The magnetic field inside a toroidal coil (Equation \ref{m0049_eResult}) depends only on distance from the central axis and is proportional to winding density and current.

Now let us consider what happens outside the coil. For this, we consider any path of integration (\({\mathcal C}\)) that lies completely outside the coil. Note that any such path encloses no current and therefore \(I_{encl}=0\) for any such path. In this case we have:

\[\oint_{\mathcal C}{ {\bf H} \cdot d{\bf l} } = 0 \nonumber \]
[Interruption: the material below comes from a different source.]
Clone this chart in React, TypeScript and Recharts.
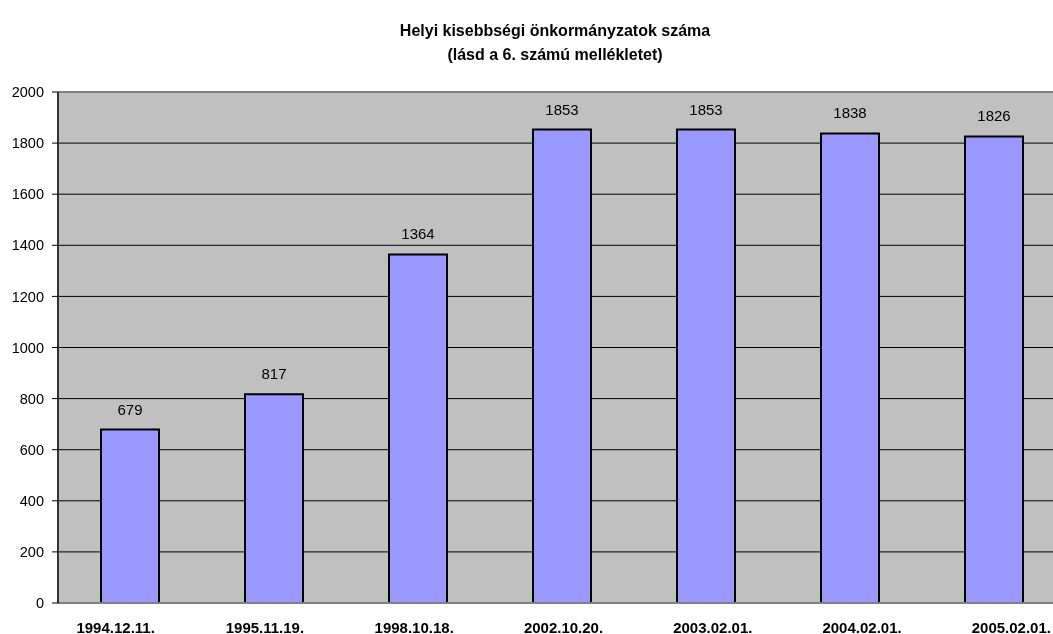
import { BarChart, Bar, XAxis, YAxis, CartesianGrid, LabelList, ReferenceLine } from 'recharts';

// dates of the counts
const dates = ['1994.12.11.', '1995.11.19.', '1998.10.18.', '2002.10.20.', '2003.02.01.', '2004.02.01.', '2005.02.01.'];
// number of local minority self-governments
const counts = [679, 817, 1364, 1853, 1853, 1838, 1826];
const yTicks = [0, 200, 400, 600, 800, 1000, 1200, 1400, 1600, 1800, 2000];

const data = dates.map((d, i) => ({ name: d, value: counts[i] }));

const font = '"Liberation Sans", Arial, sans-serif';

export default function App() {
  return (
    <div style={{ position: 'fixed', top: 8, left: 8, width: 1045, height: 626, overflow: 'hidden', fontFamily: font }}>
      <div
        style={{
          position: 'absolute',
          top: 11,
          left: 0,
          width: 1094,
          textAlign: 'center',
          fontWeight: 'bold',
          fontSize: 16,
          lineHeight: '24px',
          color: '#000',
        }}
      >
        Helyi kisebbségi önkormányzatok száma
        <br />
        (lásd a 6. számú mellékletet)
      </div>
      <BarChart
        width={1080}
        height={626}
        data={data}
        margin={{ top: 84, right: 22, left: 0, bottom: 0 }}
        barCategoryGap={0}
      >
        <CartesianGrid vertical={false} stroke="#000" strokeOpacity={1} fill="#C0C0C0" fillOpacity={1} />
        <XAxis
          xAxisId="labels"
          dataKey="name"
          height={31}
          axisLine={false}
          tickLine={false}
          tickSize={6}
          tickMargin={13}
          padding={{ left: -17, right: -20 }}
          interval={0}
          tick={{ fill: '#000', fontSize: 15, fontWeight: 'bold', fontFamily: font }}
        />
        <XAxis xAxisId="bars" dataKey="name" hide height={0} />
        <YAxis
          width={50}
          domain={[0, 2000]}
          ticks={yTicks}
          interval={0}
          tickSize={6}
          tickMargin={8}
          axisLine={{ stroke: '#333', strokeWidth: 2 }}
          tickLine={{ stroke: '#000' }}
          tick={{ fill: '#000', fontSize: 14.5, fontFamily: font }}
        />
        <ReferenceLine xAxisId="bars" y={2000} stroke="#808080" strokeWidth={2} />
        <ReferenceLine xAxisId="bars" y={0} stroke="#808080" strokeWidth={2} />
        <Bar xAxisId="bars" dataKey="value" barSize={58} fill="#9999FF" stroke="#000" strokeWidth={2} isAnimationActive={false}>
          <LabelList dataKey="value" position="top" offset={15} fill="#000" fontSize={15} fontFamily={font} />
        </Bar>
      </BarChart>
    </div>
  );
}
There are two ways this could be true. Either \({\bf H}\) could be zero everywhere along the path, or \({\bf H}\) could be non-zero along the path in such a way that the integral windings out to be zero. The radial symmetry of the problem rules out the second possibility – if \({\bf H}\) is radially symmetric and \({\mathcal C}\) is radially symmetric, then the sign of \({\bf H} \cdot d{\bf l}\) should not change over \({\mathcal C}\). Therefore:

The magnetic field everywhere outside an ideal toroidal coil is zero.

Note the caveat signaled by the use of the adjective “ideal.” In a practical toroidal coil, we expect there will be some leakage of magnetic flux between the windings. In practice, this leakage can be made negligibly small by using a sufficiently high winding density and winding the wire on material on a toroidal form (a “core”) having sufficiently large permeability. The use of a high-permeability core, as shown in Figure \(\PageIndex{1}\), will dramatically improve the already pretty-good containment. In fact, the use of such a core allows the spacing between windings to become quite large before leakage becomes significant.

One final observation about toroidal coils is that at no point in the derivation of the magnetic field did we need to consider the cross-sectional shape of the coil; we merely needed to know whether \({\mathcal C}\) was inside or outside the coil. Therefore:

The magnetic field inside an ideal toroidal coil does not depend on the cross-sectional shape of the coil.